What is being asked.
Can you transcribe every line exactly and leave the pictures behind?

Records with drawing code:
-- BEGIN --

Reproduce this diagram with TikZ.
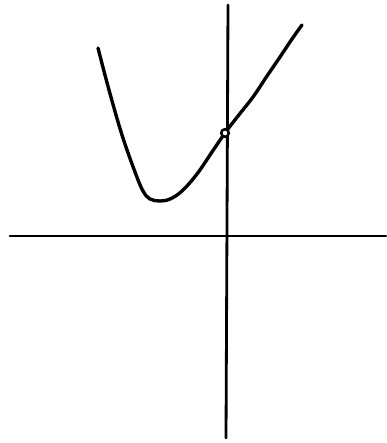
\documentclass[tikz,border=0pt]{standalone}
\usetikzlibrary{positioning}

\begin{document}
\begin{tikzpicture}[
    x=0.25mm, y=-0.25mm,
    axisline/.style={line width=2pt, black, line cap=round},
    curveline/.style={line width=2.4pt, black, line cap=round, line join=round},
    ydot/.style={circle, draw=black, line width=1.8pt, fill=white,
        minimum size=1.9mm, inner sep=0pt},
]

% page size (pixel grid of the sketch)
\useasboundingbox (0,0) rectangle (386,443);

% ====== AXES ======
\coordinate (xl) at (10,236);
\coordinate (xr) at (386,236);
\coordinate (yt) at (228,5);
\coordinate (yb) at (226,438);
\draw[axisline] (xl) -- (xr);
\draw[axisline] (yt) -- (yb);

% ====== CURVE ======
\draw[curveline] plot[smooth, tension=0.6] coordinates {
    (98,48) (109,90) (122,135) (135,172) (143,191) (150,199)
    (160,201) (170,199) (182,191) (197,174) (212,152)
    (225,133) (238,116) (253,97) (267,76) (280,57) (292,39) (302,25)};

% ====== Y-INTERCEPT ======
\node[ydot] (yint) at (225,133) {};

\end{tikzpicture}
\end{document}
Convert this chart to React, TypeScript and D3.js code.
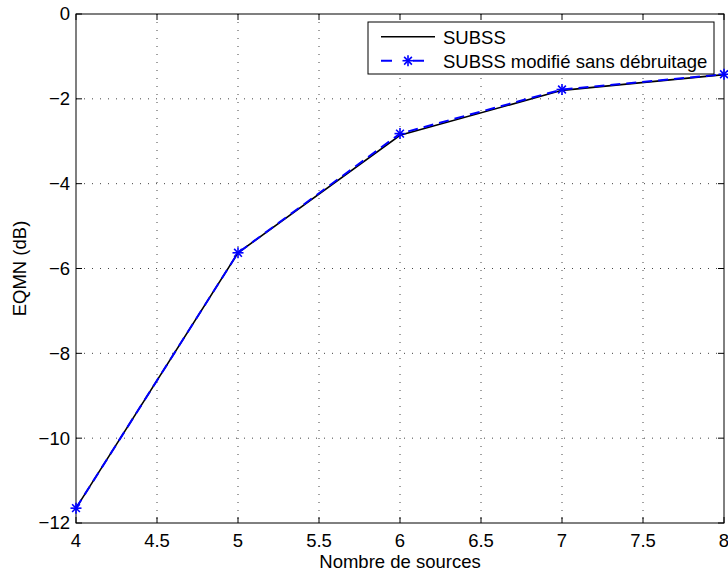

-- END --

In response.
Reproduce this diagram with TikZ.
\documentclass[tikz,border=0pt]{standalone}
\usetikzlibrary{positioning}

\begin{document}
\begin{tikzpicture}[
    x=0.25mm, y=-0.25mm,
    axisline/.style={line width=2pt, black, line cap=round},
    curveline/.style={line width=2.4pt, black, line cap=round, line join=round},
    ydot/.style={circle, draw=black, line width=1.8pt, fill=white,
        minimum size=1.9mm, inner sep=0pt},
]

% page size (pixel grid of the sketch)
\useasboundingbox (0,0) rectangle (386,443);

% ====== AXES ======
\coordinate (xl) at (10,236);
\coordinate (xr) at (386,236);
\coordinate (yt) at (228,5);
\coordinate (yb) at (226,438);
\draw[axisline] (xl) -- (xr);
\draw[axisline] (yt) -- (yb);

% ====== CURVE ======
\draw[curveline] plot[smooth, tension=0.6] coordinates {
    (98,48) (109,90) (122,135) (135,172) (143,191) (150,199)
    (160,201) (170,199) (182,191) (197,174) (212,152)
    (225,133) (238,116) (253,97) (267,76) (280,57) (292,39) (302,25)};

% ====== Y-INTERCEPT ======
\node[ydot] (yint) at (225,133) {};

\end{tikzpicture}
\end{document}
Convert this chart to React, TypeScript and D3.js code.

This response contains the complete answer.